Challenge
From the entries below, copy every line holding the word "standalone".

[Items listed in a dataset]
○ ○ ○ ○

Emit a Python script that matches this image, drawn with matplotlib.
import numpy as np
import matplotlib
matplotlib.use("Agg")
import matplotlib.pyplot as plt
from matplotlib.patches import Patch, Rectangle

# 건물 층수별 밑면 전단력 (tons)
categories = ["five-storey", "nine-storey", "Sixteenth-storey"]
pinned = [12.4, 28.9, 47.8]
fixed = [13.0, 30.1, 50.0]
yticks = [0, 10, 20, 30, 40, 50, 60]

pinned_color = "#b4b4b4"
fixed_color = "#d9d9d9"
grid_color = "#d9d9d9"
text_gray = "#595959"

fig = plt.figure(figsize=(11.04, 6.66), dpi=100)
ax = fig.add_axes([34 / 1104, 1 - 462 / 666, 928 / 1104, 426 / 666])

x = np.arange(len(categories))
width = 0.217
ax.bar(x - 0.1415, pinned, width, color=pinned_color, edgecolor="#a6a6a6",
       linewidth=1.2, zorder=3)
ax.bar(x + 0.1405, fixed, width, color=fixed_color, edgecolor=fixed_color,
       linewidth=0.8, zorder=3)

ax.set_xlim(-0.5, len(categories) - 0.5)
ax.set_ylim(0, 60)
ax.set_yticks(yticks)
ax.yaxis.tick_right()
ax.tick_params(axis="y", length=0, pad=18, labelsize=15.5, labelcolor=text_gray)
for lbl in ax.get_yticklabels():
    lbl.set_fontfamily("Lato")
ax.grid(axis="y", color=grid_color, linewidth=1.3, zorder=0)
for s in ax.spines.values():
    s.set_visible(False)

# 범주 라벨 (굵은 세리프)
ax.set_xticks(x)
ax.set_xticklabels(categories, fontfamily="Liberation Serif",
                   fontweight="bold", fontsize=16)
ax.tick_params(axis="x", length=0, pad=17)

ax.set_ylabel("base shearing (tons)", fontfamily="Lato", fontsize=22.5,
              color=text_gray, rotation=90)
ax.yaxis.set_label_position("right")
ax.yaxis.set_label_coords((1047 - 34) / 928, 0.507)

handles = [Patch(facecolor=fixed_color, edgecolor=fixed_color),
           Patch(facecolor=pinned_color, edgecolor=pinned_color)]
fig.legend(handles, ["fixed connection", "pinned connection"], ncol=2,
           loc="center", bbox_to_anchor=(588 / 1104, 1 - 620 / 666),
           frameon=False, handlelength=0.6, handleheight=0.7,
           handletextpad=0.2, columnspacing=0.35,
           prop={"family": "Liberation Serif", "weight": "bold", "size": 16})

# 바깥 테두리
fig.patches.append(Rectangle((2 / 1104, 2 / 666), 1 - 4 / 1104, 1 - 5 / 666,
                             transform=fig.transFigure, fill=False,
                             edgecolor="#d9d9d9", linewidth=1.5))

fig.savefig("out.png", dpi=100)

○ ○ ○ ○

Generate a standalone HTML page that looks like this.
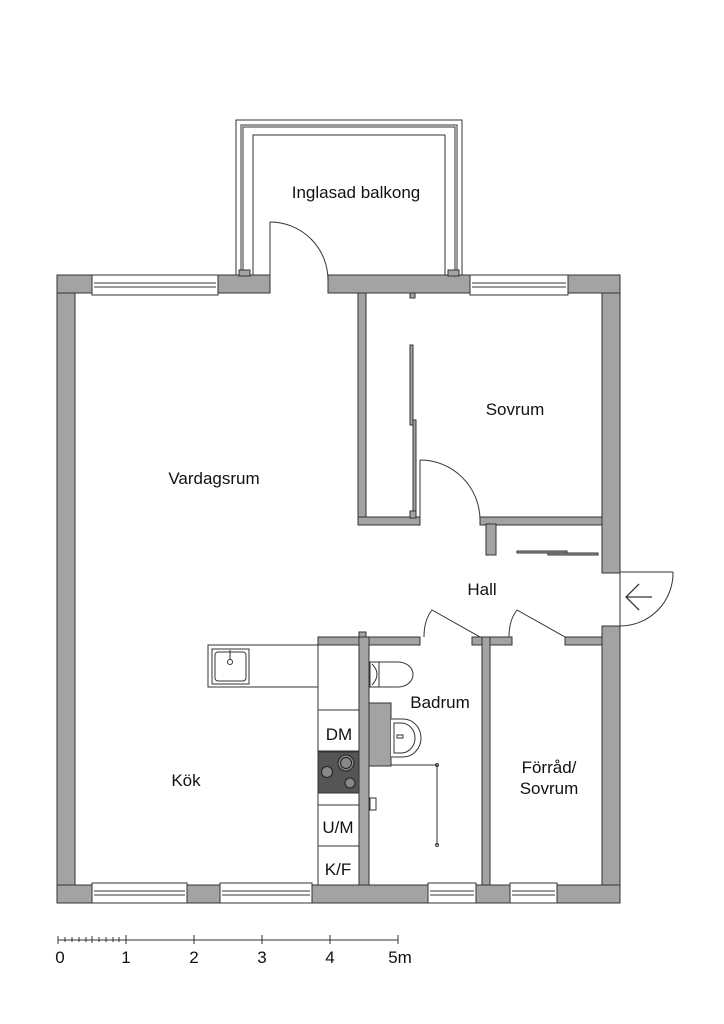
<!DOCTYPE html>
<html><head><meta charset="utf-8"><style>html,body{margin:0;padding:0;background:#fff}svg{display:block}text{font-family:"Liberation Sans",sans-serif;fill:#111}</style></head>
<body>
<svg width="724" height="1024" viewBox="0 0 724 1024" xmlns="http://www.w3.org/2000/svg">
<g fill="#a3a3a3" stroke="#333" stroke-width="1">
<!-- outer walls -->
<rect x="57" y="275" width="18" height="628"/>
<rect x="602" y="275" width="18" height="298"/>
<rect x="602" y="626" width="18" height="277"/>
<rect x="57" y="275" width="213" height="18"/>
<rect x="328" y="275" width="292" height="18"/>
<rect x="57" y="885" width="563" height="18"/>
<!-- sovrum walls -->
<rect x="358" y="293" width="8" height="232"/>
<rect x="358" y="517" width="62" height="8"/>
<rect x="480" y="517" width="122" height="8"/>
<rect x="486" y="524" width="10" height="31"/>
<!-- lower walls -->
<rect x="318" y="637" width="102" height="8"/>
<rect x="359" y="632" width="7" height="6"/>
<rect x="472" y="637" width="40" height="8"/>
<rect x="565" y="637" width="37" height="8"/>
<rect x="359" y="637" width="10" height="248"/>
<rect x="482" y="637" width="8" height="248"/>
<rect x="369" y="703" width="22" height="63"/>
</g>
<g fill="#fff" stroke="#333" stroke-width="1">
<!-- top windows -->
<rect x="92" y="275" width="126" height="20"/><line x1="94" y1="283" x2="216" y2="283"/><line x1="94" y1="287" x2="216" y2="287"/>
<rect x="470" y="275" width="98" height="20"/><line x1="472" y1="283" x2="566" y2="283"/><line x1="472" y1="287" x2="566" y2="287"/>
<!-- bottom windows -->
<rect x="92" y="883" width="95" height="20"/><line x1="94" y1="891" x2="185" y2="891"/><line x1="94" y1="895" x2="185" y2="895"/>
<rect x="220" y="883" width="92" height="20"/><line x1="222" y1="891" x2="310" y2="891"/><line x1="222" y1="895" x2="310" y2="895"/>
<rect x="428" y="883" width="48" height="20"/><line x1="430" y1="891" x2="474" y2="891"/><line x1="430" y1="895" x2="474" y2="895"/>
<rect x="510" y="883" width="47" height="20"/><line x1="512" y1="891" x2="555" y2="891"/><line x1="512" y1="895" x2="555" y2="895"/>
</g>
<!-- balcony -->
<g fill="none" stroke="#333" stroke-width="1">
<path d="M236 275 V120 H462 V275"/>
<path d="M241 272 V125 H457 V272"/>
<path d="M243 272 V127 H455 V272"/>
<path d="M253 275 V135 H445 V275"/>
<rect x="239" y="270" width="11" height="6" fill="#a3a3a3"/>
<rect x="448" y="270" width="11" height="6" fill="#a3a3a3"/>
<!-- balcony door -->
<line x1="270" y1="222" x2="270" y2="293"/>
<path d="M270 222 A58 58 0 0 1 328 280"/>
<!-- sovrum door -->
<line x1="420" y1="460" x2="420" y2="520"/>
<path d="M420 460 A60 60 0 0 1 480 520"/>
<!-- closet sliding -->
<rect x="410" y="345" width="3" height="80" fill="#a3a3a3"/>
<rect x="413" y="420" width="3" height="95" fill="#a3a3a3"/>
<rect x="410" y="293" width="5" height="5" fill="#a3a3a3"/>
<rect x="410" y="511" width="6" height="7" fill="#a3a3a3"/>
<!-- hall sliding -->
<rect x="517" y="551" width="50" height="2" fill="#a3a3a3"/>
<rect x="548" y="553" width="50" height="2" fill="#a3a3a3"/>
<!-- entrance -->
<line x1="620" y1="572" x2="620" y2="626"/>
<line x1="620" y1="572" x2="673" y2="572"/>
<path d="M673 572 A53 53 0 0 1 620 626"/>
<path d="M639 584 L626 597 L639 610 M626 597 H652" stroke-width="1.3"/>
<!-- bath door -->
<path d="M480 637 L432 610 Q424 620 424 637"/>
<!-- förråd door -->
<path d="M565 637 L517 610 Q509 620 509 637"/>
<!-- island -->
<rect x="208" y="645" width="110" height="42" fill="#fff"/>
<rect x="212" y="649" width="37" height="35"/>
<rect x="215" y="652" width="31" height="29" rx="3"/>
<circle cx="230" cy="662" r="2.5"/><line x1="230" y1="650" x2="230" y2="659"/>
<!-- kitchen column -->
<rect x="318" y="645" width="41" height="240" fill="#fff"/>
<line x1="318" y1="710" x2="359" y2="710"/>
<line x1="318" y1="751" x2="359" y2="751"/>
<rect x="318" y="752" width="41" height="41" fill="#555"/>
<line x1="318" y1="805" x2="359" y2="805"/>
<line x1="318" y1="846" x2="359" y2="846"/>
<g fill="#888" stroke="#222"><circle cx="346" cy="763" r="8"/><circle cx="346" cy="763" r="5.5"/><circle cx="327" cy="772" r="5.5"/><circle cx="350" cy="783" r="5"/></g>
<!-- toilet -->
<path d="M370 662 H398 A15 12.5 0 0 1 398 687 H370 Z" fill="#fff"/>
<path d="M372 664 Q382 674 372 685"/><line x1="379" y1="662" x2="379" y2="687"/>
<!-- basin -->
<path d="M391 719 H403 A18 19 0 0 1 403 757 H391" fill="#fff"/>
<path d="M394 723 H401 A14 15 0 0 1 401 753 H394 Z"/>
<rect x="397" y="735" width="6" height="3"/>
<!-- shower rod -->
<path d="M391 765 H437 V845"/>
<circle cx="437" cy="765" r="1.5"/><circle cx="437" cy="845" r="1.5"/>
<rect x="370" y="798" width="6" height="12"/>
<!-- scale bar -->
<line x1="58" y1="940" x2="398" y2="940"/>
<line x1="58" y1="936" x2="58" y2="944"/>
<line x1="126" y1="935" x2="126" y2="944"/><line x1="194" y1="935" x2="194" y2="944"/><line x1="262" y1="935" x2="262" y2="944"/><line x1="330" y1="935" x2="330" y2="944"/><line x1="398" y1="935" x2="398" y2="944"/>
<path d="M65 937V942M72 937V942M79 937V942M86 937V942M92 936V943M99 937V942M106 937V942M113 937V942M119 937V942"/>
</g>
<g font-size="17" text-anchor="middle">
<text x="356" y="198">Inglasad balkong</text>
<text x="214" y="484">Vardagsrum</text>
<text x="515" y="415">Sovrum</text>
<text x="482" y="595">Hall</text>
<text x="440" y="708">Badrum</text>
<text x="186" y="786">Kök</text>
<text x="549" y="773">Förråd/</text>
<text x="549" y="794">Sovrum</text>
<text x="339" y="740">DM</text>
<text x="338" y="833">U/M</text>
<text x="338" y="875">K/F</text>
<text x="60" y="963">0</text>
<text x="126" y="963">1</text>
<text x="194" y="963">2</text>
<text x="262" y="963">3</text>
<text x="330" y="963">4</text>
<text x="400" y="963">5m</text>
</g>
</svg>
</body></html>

○ ○ ○ ○

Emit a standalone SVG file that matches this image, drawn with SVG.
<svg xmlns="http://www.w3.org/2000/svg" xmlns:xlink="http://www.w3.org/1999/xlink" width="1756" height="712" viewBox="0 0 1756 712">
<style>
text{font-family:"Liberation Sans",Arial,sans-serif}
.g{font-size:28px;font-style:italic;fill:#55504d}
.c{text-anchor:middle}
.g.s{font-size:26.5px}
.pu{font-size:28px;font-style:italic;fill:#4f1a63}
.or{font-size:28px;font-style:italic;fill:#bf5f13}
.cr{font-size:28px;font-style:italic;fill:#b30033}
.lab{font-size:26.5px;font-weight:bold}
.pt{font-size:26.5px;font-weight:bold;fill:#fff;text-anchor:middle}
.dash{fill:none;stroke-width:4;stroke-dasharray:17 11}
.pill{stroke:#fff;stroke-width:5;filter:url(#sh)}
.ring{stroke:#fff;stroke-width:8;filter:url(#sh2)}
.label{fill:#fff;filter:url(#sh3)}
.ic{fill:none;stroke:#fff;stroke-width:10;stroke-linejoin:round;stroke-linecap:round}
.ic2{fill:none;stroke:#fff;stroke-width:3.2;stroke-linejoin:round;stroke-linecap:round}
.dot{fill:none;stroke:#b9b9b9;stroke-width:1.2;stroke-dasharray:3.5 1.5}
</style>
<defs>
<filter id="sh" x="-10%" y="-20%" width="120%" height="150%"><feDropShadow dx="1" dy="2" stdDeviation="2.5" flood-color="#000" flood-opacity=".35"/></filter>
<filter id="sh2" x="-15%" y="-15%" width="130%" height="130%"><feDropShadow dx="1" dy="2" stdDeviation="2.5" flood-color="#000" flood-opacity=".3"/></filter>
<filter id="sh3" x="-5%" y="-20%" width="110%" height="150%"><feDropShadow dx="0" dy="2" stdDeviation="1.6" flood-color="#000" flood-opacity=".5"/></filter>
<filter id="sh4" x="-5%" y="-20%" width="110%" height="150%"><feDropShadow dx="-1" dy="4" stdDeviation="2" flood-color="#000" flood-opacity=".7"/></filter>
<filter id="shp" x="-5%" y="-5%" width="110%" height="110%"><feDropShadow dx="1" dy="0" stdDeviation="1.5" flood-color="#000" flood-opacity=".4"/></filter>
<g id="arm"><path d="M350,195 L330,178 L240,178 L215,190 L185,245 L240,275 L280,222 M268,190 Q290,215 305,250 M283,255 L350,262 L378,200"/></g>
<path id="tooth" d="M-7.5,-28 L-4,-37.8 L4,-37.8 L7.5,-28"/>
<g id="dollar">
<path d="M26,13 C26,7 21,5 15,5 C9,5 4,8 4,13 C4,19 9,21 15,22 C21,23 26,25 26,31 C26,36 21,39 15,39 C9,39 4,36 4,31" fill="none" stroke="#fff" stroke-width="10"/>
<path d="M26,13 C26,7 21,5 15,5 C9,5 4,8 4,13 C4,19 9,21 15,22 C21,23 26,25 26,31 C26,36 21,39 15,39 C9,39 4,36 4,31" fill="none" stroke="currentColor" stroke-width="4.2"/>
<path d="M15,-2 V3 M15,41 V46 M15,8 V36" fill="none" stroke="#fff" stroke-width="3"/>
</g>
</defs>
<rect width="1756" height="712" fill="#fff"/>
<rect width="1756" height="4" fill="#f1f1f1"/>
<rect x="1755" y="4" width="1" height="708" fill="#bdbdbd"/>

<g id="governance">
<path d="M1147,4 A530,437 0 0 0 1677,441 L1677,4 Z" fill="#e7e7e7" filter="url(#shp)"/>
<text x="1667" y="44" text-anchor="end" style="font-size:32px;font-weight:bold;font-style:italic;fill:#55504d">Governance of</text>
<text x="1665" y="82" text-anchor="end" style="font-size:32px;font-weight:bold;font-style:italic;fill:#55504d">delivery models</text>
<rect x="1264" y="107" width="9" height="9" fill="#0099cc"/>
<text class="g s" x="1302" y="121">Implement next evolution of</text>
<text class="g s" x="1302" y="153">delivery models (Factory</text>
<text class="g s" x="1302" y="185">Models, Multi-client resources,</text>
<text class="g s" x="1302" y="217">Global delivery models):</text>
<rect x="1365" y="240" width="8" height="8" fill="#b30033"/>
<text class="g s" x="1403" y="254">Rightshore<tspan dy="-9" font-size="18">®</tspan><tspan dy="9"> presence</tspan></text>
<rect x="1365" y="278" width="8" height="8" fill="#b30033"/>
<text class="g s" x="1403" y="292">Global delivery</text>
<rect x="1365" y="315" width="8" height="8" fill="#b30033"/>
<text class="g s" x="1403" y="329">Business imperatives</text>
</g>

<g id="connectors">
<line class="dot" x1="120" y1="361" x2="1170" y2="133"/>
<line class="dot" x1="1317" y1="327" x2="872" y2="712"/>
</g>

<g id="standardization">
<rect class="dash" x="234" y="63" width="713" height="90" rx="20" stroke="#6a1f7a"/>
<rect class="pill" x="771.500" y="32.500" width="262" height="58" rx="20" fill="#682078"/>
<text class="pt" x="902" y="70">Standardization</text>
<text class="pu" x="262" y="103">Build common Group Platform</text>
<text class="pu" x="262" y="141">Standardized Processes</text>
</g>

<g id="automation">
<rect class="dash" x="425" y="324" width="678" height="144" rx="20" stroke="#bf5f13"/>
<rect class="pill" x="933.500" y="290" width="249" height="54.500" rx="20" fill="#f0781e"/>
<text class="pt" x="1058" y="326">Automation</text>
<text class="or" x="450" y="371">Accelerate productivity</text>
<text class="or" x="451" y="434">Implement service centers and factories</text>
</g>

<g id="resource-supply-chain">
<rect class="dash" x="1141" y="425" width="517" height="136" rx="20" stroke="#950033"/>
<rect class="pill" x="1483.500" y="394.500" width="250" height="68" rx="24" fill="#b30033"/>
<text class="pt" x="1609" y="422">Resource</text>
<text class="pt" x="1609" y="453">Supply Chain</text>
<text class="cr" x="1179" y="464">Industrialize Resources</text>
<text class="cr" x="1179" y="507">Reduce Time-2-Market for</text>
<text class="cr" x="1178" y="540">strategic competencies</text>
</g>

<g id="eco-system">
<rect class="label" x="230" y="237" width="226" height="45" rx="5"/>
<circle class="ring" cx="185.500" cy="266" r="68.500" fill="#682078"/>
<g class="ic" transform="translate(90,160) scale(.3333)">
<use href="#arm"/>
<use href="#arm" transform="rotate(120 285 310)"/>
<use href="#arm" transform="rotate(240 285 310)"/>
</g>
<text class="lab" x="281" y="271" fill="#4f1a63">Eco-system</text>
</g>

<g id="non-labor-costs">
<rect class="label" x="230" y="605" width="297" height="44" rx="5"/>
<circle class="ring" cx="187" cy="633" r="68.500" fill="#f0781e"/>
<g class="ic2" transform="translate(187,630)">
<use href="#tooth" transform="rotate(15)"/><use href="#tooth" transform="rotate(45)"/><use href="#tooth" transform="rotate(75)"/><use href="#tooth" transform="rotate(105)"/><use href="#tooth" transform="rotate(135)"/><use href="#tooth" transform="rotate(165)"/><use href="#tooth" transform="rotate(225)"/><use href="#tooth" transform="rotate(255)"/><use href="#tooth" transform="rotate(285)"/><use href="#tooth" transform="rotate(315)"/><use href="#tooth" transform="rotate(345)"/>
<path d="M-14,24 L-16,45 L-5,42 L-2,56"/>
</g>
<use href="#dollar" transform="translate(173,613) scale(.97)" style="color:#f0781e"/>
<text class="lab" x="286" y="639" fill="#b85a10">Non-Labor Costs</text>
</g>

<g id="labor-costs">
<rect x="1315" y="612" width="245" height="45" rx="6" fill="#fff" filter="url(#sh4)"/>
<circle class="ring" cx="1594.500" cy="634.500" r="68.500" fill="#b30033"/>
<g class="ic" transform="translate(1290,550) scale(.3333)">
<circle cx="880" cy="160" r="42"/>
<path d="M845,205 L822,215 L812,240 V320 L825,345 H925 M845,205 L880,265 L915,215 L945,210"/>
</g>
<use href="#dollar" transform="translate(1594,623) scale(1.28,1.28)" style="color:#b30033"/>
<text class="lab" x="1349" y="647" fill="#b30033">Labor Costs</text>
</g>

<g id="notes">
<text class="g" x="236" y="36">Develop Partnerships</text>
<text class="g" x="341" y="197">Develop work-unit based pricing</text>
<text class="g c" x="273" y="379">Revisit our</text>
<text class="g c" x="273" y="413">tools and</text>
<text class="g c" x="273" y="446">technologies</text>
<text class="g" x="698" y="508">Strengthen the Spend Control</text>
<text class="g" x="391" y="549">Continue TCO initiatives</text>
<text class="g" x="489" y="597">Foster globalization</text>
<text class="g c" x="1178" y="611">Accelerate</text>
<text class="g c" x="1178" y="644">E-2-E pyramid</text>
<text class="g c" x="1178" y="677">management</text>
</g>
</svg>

○ ○ ○ ○

The solution
Generate a standalone HTML page that looks like this.
Emit a standalone SVG file that matches this image, drawn with SVG.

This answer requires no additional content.